Records excerpted from a collection:
● ● ●

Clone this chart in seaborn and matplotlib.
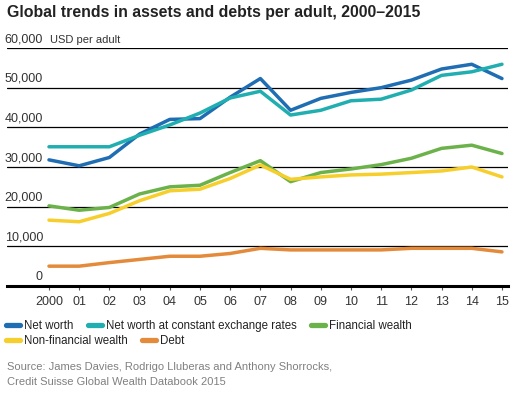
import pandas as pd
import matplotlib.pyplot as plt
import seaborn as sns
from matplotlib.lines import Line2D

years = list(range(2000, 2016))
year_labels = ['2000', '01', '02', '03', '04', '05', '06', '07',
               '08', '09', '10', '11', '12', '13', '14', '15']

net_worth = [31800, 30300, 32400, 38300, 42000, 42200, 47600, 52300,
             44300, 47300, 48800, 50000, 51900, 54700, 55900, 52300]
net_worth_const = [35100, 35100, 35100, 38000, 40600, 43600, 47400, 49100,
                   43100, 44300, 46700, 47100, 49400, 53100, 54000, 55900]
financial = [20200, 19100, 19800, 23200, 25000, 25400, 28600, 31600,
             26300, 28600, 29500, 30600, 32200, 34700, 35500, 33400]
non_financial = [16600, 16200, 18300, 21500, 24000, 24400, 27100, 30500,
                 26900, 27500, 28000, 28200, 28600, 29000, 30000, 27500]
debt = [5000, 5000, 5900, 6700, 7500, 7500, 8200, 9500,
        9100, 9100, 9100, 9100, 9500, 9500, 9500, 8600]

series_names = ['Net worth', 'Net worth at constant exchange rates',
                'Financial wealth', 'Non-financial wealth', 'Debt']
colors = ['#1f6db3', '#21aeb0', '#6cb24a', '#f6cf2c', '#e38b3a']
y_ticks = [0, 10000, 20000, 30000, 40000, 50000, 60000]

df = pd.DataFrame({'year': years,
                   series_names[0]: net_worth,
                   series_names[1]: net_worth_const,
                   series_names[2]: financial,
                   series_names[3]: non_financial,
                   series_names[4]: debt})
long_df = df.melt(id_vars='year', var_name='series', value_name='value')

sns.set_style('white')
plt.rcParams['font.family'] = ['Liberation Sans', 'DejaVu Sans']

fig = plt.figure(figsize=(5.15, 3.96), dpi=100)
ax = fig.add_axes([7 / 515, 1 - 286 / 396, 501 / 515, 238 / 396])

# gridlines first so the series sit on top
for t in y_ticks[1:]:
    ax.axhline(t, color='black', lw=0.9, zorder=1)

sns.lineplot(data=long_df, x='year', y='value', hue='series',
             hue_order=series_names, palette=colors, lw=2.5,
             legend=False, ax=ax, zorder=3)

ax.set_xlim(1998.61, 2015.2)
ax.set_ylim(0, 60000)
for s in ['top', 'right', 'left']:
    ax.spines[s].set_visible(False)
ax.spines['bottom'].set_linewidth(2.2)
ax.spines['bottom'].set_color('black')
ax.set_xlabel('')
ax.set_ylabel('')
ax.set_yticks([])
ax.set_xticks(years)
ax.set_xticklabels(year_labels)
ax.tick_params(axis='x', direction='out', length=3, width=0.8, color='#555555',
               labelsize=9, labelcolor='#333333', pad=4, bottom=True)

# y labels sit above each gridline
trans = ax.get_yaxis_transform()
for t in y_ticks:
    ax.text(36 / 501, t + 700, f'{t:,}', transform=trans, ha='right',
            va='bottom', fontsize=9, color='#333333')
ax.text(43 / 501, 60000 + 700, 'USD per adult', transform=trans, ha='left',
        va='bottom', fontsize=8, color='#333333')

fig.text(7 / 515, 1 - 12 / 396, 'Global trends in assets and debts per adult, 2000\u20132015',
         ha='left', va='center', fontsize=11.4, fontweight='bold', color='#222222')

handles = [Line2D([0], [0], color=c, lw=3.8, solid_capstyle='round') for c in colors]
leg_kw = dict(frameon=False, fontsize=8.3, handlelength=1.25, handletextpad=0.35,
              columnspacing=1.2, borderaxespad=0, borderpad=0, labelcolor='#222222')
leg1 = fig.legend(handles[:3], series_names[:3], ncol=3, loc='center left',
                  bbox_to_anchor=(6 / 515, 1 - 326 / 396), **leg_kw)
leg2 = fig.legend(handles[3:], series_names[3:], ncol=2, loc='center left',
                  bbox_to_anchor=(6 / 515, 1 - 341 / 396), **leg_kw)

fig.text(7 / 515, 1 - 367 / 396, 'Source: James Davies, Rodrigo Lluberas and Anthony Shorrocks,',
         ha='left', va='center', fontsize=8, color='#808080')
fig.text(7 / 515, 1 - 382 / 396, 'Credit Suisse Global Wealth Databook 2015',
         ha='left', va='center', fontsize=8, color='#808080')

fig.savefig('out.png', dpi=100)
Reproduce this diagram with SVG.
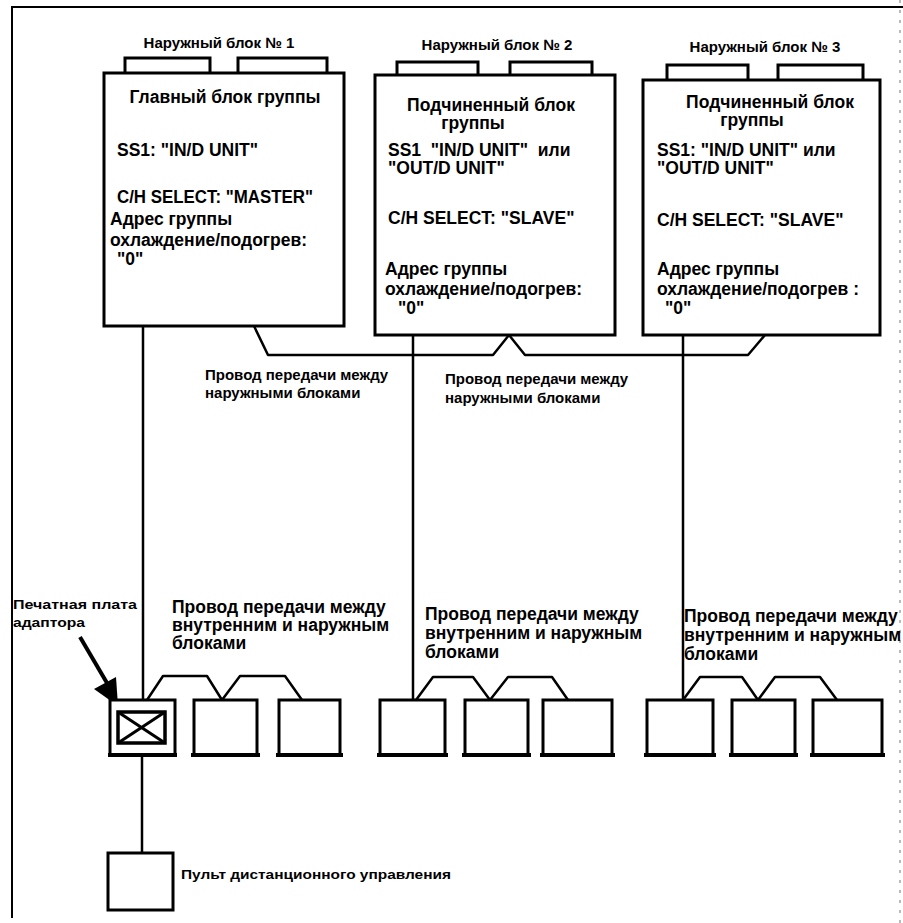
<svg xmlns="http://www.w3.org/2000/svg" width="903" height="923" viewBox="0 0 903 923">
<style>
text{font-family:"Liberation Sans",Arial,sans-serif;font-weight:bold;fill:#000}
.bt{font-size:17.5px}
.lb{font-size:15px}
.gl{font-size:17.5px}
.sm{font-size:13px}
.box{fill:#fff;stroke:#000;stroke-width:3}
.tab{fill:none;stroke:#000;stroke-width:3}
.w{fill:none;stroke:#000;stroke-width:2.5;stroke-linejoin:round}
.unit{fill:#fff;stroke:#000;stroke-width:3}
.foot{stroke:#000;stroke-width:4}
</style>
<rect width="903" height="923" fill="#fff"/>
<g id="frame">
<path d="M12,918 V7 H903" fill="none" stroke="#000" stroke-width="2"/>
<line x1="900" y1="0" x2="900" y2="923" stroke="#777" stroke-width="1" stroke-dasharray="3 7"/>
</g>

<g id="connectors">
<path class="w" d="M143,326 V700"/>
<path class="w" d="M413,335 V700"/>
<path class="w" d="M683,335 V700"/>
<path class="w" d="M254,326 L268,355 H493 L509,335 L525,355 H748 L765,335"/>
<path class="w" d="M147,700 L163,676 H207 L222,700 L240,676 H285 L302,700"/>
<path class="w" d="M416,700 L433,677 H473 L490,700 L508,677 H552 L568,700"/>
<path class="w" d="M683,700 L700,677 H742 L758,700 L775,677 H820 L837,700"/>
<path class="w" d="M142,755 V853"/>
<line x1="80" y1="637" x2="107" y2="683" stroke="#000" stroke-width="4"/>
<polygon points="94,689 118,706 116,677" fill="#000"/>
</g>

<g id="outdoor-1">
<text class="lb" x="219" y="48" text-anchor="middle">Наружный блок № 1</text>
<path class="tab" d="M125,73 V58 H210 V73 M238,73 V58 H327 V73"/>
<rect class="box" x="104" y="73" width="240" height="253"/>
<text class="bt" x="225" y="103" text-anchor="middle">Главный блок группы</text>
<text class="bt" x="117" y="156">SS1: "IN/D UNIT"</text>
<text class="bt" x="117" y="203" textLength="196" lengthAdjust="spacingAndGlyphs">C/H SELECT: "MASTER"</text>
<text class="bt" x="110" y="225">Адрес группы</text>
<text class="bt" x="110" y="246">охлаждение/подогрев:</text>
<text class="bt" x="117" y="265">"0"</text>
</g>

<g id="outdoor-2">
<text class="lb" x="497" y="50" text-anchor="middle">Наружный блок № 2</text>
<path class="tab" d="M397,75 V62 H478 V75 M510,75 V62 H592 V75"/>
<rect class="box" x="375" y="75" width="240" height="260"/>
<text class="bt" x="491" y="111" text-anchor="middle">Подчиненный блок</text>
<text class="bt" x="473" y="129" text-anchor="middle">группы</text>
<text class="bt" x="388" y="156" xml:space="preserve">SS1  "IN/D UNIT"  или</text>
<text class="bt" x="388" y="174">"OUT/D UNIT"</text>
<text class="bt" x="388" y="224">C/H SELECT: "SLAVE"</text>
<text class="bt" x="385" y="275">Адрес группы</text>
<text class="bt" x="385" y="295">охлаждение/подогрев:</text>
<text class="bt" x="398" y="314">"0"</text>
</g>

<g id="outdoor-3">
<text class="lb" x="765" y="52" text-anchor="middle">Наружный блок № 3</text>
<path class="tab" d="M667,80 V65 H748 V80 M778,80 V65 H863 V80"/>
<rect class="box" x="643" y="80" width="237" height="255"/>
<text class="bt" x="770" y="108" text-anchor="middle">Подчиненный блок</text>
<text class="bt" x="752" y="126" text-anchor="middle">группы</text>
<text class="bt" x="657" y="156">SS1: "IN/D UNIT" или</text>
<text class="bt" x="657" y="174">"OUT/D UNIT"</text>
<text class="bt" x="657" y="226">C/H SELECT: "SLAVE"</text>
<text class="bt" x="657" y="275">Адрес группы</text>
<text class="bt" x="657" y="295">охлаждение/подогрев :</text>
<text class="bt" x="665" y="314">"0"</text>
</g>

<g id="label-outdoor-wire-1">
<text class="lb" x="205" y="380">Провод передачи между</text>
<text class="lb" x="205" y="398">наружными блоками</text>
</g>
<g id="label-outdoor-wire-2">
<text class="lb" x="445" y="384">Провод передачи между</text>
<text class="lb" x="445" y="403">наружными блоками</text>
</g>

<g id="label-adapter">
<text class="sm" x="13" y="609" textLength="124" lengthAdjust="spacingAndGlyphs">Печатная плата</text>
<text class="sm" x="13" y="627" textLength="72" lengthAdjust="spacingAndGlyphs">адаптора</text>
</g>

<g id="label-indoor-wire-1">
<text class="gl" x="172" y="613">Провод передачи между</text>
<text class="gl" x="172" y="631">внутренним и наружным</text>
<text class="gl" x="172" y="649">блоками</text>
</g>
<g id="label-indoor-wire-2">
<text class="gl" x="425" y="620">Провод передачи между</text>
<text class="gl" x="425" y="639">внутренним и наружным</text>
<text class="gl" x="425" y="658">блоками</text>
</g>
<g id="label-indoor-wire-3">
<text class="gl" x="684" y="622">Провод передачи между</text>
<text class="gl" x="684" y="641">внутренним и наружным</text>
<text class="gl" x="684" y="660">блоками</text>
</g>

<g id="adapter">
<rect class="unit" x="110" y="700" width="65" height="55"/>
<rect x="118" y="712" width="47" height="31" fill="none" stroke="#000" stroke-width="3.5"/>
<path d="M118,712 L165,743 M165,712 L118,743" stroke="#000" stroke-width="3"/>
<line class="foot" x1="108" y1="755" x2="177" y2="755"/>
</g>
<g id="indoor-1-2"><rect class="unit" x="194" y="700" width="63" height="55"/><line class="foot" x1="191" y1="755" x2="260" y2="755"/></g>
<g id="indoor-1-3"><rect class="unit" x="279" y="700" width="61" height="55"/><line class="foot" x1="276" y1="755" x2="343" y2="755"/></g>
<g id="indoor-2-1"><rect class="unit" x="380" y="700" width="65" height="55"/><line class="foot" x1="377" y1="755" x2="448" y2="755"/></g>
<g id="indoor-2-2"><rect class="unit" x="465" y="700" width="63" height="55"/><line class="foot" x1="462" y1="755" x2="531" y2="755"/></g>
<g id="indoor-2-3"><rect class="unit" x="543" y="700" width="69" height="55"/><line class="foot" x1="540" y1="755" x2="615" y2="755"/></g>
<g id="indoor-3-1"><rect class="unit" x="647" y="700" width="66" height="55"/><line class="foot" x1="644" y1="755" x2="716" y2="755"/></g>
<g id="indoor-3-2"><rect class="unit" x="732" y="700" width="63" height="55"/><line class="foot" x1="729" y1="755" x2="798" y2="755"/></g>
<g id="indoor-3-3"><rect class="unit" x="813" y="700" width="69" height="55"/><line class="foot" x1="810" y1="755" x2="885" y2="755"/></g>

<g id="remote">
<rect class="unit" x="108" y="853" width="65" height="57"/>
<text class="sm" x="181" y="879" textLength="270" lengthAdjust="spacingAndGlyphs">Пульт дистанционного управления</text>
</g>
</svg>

● ● ●

Goal of the exercise:
Beginning with the first line of the records above, extract each line exactly through the line that holds "df.melt(id_vars='year', var_name='series', value_name='value')", both ends included. Omit pictures.

Final answer:
Clone this chart in seaborn and matplotlib.
import pandas as pd
import matplotlib.pyplot as plt
import seaborn as sns
from matplotlib.lines import Line2D

years = list(range(2000, 2016))
year_labels = ['2000', '01', '02', '03', '04', '05', '06', '07',
               '08', '09', '10', '11', '12', '13', '14', '15']

net_worth = [31800, 30300, 32400, 38300, 42000, 42200, 47600, 52300,
             44300, 47300, 48800, 50000, 51900, 54700, 55900, 52300]
net_worth_const = [35100, 35100, 35100, 38000, 40600, 43600, 47400, 49100,
                   43100, 44300, 46700, 47100, 49400, 53100, 54000, 55900]
financial = [20200, 19100, 19800, 23200, 25000, 25400, 28600, 31600,
             26300, 28600, 29500, 30600, 32200, 34700, 35500, 33400]
non_financial = [16600, 16200, 18300, 21500, 24000, 24400, 27100, 30500,
                 26900, 27500, 28000, 28200, 28600, 29000, 30000, 27500]
debt = [5000, 5000, 5900, 6700, 7500, 7500, 8200, 9500,
        9100, 9100, 9100, 9100, 9500, 9500, 9500, 8600]

series_names = ['Net worth', 'Net worth at constant exchange rates',
                'Financial wealth', 'Non-financial wealth', 'Debt']
colors = ['#1f6db3', '#21aeb0', '#6cb24a', '#f6cf2c', '#e38b3a']
y_ticks = [0, 10000, 20000, 30000, 40000, 50000, 60000]

df = pd.DataFrame({'year': years,
                   series_names[0]: net_worth,
                   series_names[1]: net_worth_const,
                   series_names[2]: financial,
                   series_names[3]: non_financial,
                   series_names[4]: debt})
long_df = df.melt(id_vars='year', var_name='series', value_name='value')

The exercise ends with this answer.